Mon crime, la pièce d’origine, fait-elle partie de ce boulevard noble ? Même si elle fut créée à la scène par Edwige Feuillère, on peut se permettre d’en douter. Luchini citait Lubitsch et Guitry à propos du film, des noms grandioses un peu rapidement jetés en pâture aux spectateurs. Louis Verneuil a pu écrire quelques textes relevés (Le Fauteuil 47, Ma cousine de Varsovie), Georges Berr scénariser quelques films connus encore aujourd’hui (Le Million de René Clair), leurs dialogues dans Mon crime, reconnaissons-le, n’atteignent pas toujours des sommets. Il faudra ainsi déplorer un démarrage assez longuet, lorsque le propriétaire (Franck de Lapersonne) de l’appartement où cohabitent deux amies (Nadia Tereszkiewicz et Rebecca Marder) vient réclamer son dû. De même, on regrettera la fadeur du personnage du fiancé de Nadia Tereszkiewicz, joué par Édouard Sulpice, quelque peu sabordé par Verneuil et Berr, qui lui laissent peu de chances de sauver son rôle.

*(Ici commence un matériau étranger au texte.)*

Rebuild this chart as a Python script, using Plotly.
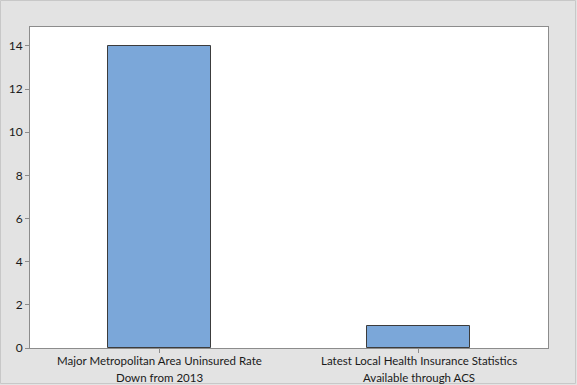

On s’étonnera juste, et c’est sans doute ce qui a retenu l’attention d’Ozon, du propos féministe qui nourrit le récit et qui devait sans doute choquer le public de 1934. C’est là la valeur ajoutée de Mon crime, la raison pour laquelle il faut voir ce film et qui le rend accessible à un public d’aujourd’hui en donnant à entendre des phrases assassines qui résonnent toujours aussi justement près de 90 ans après.
Le film est agréable à suivre et Nadia Tereszkiewicz et Rebecca Marder ont la fraîcheur qui convient à leurs personnages. Une fraîcheur qui dissimule parfaitement la manipulation dont elles sont capables de faire preuve. Quand à Ozon, il semble s’être bien amusé, allant jusqu’à donner le rôle du procureur Maurice Vrai à… Michel Fau.
François Ozon réussit donc un film d’acteurs dont on regrette qu’il ne soit pas aussi un film de cinéaste. Comme pouvait l’être Huit femmes, également tirée d’une pièce de théâtre — et pas forcément, pour reprendre les termes de Fabrice Luchini, du boulevard noble.
Jean-Charles Lemeunier
Mon crime
Année : 2023
Origine : France
Réal et scén. : François Ozon, d’après la pièce de Louis Verneuil et Georges Berr
Photo : Manuel Dacosse
Musique : Philippe Rombi
Montage : Laure Gardette
Durée : 102 min
Avec Nadia Tereszkiewicz, Rebecca Marder, Isabelle Huppert, Fabrice Luchini, Dany Boon, André Dussollier, Félix Lefebvre, Édouard Sulpice, Régis Laspallès, Olivier Broche, Michel Fau, Évelyne Buyle, Daniel Prévost, Myriam Boyer, Jean-Christophe Bouvet…
Sortie sur les écrans par Gaumont le 8 mars 2023.